Mollie Murphy, a consultant to the National Resource Center for Participant-Directed Services at Boston College, which helps state agencies and others that work with people with disabilities, offered an example of the range of paid caregivers covered by the Supreme Court decision:
“‘Frank’ has a physical disability. He needs assistance getting into and out of bed, bathing, making his meals and [doing] some light household duties, like laundry,” Murphy said. “His nephew, Sam, comes in the morning before Frank goes to work and his neighbor, Sally, comes around 6 p.m. each day. Sam and Sally each work about two hours each day and Frank pays them $6 an hour.”
Based on the Supreme Court decision, Frank has to pay his nephew and his neighbor $7.25 an hour, Murphy said. His weekly expense goes up $35.
If Frank’s helpers or any home care worker puts in more than 40 hours a week, that person must be paid time-and-a-half for overtime, Murphy said. A personal care attendant making $10 an hour for 60 hours a week would see a bump in weekly pay from $600 to $700.
Winners and Losers?
The Department of Labor (DOL) has discretion beginning on Nov. 12 to investigate whether the law is being followed.

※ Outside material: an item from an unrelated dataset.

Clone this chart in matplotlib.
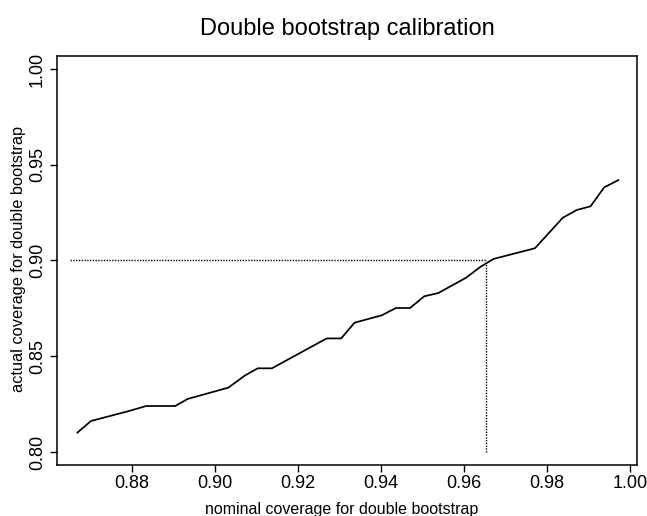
import matplotlib
matplotlib.use("Agg")
import matplotlib.pyplot as plt

plt.rcParams['font.family'] = ['Liberation Sans', 'DejaVu Sans']

# nominal vs actual coverage of the double bootstrap interval
nominal = [0.8668, 0.8701, 0.8791, 0.8834, 0.8904, 0.8934, 0.9032, 0.9071,
           0.9103, 0.9137, 0.9269, 0.9304, 0.9336, 0.9402, 0.9436, 0.9470,
           0.9504, 0.9538, 0.9605, 0.9639, 0.9671, 0.9771, 0.9838, 0.9872,
           0.9905, 0.9938, 0.9972]
actual = [0.8101, 0.8162, 0.8213, 0.8240, 0.8240, 0.8277, 0.8336, 0.8398,
          0.8437, 0.8437, 0.8593, 0.8593, 0.8675, 0.8714, 0.8752, 0.8752,
          0.8813, 0.8830, 0.8910, 0.8966, 0.9008, 0.9064, 0.9223, 0.9264,
          0.9283, 0.9382, 0.9420]

# target actual coverage and the nominal level that achieves it
target_actual = 0.90
calibrated_nominal = 0.9653
ref_x_start = 0.865
ref_y_floor = 0.80

x_ticks = [0.88, 0.90, 0.92, 0.94, 0.96, 0.98, 1.00]
x_tick_labels = ["0.88", "0.90", "0.92", "0.94", "0.96", "0.98", "1.00"]
y_ticks = [0.80, 0.85, 0.90, 0.95, 1.00]
y_tick_labels = ["0.80", "0.85", "0.90", "0.95", "1.00"]

W, H = 647, 516
fig = plt.figure(figsize=(W / 100, H / 100), dpi=100)
ax = fig.add_axes([57 / W, 1 - 465 / H, 580 / W, 409 / H])

ax.plot(nominal, actual, color="black", lw=1.25, solid_joinstyle="miter")
ax.plot([ref_x_start, calibrated_nominal], [target_actual, target_actual],
        color="black", lw=1.0, linestyle=(0, (1, 1)))
ax.plot([calibrated_nominal, calibrated_nominal], [ref_y_floor, target_actual],
        color="black", lw=1.0, linestyle=(0, (1, 1)))

ax.set_xlim(0.8619, 1.0017)
ax.set_ylim(0.7932, 1.0068)

ax.set_xticks(x_ticks)
ax.set_xticklabels(x_tick_labels, fontsize=13)
ax.set_yticks(y_ticks)
ax.set_yticklabels(y_tick_labels, fontsize=13, rotation=90, va="center")

ax.tick_params(axis="both", direction="out", length=5, width=1, color="black")
ax.tick_params(axis="x", pad=2)
ax.tick_params(axis="y", pad=3)

for sp in ax.spines.values():
    sp.set_linewidth(1.1)
    sp.set_color("black")

fig.text(347 / W, 1 - 35 / H, "Double bootstrap calibration",
         ha="center", va="baseline", fontsize=17)
fig.text(342 / W, 1 - 514 / H, "nominal coverage for double bootstrap",
         ha="center", va="baseline", fontsize=11.5)
fig.text(19 / W, 1 - 259 / H, "actual coverage for double bootstrap",
         ha="center", va="center", rotation=90, fontsize=11.8)

fig.savefig("out.png", dpi=100)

“The Labor Department won’t be going into every home to find out how they are paying the aide,” Deane Beebe, media relations director for PHI, said in an e-mail. “However, once the enforcement period begins, if an aide feels that she is not being paid according to the federal law, she can report it to DOL in her state and have the law behind her.”
Katherine Murray, Murphy’s colleague at the National Center for Participant-Directed Services, said she expects the new pay rules to stabilize the home care workforce and reduce turnover. She called that “a huge win for workers as well as for the people to whom they provide services.”
But while increased pay could motivate home care workers to stay on the job, the change could also give home care agencies an incentive to cut workers’ hours. As a result, some home care workers could see a net loss in pay.
“We have strong evidence that the industry will shift toward workers whose hours are capped at 40 and part-time workers in order to minimize additional overtime costs,” Murray said.
No Longer ‘Elder Sitters’
Better pay will “communicate that society respects caregiving, not as ‘glorified babysitting,’ but as an important profession,” Robyn Grant, director of public policy and advocacy for the National Consumer Voice for Quality Long-Term Care, a Washington–based resource center for long-term care ombudsman programs, said in an email.
Historically, home care workers were viewed as something like babysitters. In 1974, federal law was changed to apply minimum wage and overtime rules to domestic workers. But there “was a ‘companionship services' exemption for ‘elder sitters’,” according to a DOL statement. That term meant people “whose primary responsibility was to watch over an elderly person or person with an illness, injury, or disability in the same manner that a babysitter watches over children.”
Since then, home care has undergone a dramatic transformation, and more people are being cared for at home by workers who “perform increasingly skilled duties,” the DOL said.
A companionship exemption still exists in the new pay rules for home care workers.
PHI offers a fact sheet for implementing the rules, and says companionship is narrowly defined as conversation, pastimes, or accompanying someone on errands or to appointments. When 20 percent or more of a companion’s time is spent on care, especially help with basic activities of daily living, companionship becomes home care and the new compensation rules apply.